-- START Data provided --
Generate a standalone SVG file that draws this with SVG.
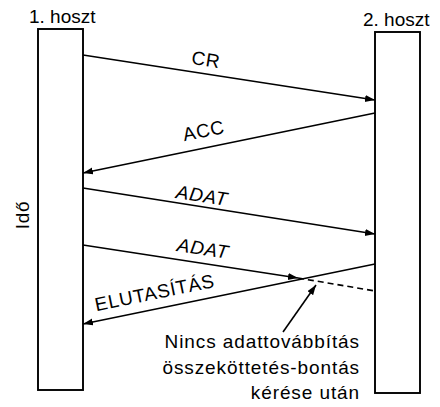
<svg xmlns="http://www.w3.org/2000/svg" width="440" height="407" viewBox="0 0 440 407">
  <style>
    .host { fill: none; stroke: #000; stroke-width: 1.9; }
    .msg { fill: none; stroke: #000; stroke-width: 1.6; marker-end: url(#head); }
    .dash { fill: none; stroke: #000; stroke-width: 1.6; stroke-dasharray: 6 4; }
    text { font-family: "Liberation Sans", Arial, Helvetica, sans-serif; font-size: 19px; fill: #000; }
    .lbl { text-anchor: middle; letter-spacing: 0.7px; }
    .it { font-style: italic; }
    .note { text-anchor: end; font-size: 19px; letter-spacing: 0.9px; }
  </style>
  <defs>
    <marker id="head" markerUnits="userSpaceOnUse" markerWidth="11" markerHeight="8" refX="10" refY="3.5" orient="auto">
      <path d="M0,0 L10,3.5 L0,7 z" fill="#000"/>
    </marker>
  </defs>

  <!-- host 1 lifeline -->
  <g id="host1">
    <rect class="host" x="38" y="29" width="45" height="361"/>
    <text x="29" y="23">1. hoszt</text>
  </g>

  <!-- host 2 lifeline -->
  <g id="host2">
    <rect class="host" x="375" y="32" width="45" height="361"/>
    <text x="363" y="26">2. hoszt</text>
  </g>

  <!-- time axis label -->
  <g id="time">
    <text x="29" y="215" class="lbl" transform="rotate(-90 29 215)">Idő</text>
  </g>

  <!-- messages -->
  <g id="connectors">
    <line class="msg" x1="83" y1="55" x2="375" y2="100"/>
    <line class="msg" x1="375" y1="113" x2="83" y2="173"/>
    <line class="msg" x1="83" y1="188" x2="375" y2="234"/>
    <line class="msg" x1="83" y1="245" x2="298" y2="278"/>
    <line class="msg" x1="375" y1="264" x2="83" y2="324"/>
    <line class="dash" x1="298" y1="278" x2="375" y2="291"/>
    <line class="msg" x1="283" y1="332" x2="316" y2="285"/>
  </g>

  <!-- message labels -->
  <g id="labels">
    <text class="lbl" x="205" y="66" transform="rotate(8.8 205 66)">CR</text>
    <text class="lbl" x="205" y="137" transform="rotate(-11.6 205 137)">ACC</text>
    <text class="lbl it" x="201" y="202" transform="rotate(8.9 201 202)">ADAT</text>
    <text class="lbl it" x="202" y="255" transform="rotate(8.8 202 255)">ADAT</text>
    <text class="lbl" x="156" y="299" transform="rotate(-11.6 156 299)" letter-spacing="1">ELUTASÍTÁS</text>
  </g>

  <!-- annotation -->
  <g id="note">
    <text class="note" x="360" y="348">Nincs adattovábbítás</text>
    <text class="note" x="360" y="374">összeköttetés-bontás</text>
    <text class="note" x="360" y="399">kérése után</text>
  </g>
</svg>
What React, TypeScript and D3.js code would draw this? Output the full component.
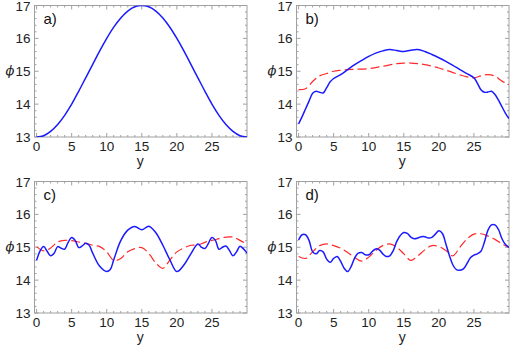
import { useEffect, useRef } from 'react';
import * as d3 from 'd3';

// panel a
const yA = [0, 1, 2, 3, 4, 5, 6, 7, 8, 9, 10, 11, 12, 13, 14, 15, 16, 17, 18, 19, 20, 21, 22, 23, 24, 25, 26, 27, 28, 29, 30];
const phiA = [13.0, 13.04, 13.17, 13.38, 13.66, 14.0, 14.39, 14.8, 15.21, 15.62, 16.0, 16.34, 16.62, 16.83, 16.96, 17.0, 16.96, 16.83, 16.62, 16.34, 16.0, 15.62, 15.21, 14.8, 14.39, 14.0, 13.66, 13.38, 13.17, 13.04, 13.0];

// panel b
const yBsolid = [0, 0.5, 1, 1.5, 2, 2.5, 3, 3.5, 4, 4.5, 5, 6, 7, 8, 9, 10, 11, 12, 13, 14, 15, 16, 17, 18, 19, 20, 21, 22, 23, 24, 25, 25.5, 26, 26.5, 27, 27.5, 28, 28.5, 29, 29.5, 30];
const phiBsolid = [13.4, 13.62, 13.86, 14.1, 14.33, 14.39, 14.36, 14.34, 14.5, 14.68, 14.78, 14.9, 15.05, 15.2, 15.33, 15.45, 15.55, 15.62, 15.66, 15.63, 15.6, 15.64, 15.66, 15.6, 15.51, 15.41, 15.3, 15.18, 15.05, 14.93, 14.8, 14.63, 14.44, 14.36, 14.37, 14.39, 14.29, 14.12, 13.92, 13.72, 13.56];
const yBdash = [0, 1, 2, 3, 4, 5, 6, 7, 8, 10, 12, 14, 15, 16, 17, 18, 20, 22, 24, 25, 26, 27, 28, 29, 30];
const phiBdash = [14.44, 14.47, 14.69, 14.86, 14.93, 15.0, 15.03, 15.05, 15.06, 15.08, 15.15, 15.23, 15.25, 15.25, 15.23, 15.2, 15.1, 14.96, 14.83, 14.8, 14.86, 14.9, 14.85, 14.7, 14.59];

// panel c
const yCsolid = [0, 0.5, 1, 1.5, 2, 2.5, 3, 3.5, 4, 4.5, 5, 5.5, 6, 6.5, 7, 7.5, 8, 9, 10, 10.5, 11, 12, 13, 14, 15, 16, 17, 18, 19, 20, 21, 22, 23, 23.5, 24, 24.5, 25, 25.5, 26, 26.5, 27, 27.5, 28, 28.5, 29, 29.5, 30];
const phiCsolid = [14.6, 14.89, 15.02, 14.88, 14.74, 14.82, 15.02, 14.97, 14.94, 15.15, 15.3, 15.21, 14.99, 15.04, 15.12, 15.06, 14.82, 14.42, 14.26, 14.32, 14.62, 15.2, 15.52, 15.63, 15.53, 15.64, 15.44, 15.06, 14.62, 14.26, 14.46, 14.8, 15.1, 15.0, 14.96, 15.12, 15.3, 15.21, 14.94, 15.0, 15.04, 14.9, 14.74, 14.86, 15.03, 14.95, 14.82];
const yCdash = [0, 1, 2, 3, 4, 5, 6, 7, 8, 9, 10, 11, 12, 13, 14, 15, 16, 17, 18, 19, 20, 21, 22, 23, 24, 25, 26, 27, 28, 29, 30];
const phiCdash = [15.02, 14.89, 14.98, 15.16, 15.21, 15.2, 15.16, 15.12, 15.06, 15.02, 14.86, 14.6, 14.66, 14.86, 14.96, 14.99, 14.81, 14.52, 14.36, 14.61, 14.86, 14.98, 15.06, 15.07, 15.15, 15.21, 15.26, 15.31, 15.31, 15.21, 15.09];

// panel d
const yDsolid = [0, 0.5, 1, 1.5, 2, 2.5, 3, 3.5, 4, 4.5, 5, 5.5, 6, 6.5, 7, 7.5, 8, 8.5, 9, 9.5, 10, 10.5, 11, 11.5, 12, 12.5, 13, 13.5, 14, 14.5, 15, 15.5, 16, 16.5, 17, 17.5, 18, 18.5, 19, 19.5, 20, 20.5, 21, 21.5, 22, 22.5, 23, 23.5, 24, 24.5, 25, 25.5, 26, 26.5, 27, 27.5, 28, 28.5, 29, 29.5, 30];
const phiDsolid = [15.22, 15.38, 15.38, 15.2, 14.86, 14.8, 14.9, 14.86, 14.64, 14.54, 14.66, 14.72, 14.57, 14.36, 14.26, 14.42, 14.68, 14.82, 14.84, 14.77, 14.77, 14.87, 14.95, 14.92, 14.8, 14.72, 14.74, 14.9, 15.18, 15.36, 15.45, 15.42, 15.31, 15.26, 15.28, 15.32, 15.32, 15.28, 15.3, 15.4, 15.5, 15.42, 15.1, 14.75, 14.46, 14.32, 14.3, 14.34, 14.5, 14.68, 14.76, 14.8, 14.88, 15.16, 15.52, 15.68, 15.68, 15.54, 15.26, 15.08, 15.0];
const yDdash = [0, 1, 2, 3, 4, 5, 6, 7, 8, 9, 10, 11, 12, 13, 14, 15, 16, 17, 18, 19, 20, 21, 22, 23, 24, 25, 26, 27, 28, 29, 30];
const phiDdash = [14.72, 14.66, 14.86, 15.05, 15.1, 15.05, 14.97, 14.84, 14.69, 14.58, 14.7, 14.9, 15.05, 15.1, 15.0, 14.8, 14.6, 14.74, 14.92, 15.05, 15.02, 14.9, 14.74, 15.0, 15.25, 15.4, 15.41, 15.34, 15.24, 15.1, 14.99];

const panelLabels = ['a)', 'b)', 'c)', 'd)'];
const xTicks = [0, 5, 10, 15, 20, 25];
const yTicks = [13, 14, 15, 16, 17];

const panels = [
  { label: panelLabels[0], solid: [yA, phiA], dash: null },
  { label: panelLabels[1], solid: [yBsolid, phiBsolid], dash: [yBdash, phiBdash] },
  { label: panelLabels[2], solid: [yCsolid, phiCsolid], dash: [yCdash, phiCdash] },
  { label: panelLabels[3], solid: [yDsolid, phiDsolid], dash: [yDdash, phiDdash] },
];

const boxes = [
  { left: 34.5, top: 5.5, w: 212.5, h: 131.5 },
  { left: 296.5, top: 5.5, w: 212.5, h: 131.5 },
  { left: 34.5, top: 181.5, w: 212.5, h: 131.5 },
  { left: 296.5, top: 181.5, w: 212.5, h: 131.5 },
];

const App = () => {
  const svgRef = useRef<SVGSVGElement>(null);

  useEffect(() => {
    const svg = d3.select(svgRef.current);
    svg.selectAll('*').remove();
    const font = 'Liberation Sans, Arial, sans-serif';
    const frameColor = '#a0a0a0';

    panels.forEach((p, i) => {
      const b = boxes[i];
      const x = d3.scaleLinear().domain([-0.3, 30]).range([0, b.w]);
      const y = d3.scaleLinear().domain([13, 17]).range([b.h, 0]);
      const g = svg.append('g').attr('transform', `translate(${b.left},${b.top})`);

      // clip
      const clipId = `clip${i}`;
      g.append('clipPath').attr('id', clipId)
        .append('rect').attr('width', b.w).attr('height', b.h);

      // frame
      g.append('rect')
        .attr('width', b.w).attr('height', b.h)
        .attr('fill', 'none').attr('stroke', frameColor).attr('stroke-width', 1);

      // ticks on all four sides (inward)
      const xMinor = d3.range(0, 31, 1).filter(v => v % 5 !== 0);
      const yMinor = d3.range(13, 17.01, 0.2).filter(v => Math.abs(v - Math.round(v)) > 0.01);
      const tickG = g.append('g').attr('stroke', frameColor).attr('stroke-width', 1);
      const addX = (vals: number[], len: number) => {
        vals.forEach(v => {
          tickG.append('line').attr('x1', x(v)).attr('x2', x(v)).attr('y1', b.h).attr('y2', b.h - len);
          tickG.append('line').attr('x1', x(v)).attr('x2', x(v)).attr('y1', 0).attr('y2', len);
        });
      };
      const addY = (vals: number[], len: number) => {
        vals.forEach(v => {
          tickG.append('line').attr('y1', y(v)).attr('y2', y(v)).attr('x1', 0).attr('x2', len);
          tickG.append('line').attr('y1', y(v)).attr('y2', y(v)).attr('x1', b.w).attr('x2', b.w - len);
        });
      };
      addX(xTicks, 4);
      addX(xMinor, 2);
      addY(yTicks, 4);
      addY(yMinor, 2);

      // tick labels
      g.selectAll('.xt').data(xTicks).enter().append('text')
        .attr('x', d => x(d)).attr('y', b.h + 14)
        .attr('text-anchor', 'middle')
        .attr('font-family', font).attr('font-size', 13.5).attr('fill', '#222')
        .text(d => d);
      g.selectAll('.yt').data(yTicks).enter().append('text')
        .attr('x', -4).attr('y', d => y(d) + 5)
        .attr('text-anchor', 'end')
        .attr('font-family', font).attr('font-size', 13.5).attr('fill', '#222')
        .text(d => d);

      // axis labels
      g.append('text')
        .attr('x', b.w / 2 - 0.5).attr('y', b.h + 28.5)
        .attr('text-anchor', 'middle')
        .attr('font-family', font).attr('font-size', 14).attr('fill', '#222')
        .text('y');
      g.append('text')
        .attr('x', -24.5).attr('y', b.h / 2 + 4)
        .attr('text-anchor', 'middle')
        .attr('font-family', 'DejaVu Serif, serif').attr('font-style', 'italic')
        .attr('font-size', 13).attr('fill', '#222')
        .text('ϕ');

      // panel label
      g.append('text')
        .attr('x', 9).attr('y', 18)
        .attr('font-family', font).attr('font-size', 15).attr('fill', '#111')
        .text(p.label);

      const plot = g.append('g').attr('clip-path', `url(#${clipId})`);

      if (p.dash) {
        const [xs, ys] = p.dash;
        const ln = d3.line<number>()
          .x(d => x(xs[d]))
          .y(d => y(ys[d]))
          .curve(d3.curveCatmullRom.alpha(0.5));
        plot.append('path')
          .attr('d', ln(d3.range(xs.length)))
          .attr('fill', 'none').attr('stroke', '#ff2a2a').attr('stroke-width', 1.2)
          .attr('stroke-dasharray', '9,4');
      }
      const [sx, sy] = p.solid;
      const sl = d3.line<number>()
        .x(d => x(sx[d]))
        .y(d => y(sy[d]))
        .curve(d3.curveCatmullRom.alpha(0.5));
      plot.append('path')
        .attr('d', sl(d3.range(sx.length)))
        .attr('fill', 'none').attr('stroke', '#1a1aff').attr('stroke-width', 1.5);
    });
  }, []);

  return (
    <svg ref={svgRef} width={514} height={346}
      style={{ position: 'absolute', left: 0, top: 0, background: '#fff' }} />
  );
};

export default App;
-- END Data provided --
• [Task instructions]
Lines holding the word "this" in the entries above are the ones to pull out. Copy them all.

• [Problem solution]
Generate a standalone SVG file that draws this with SVG.
What React, TypeScript and D3.js code would draw this? Output the full component.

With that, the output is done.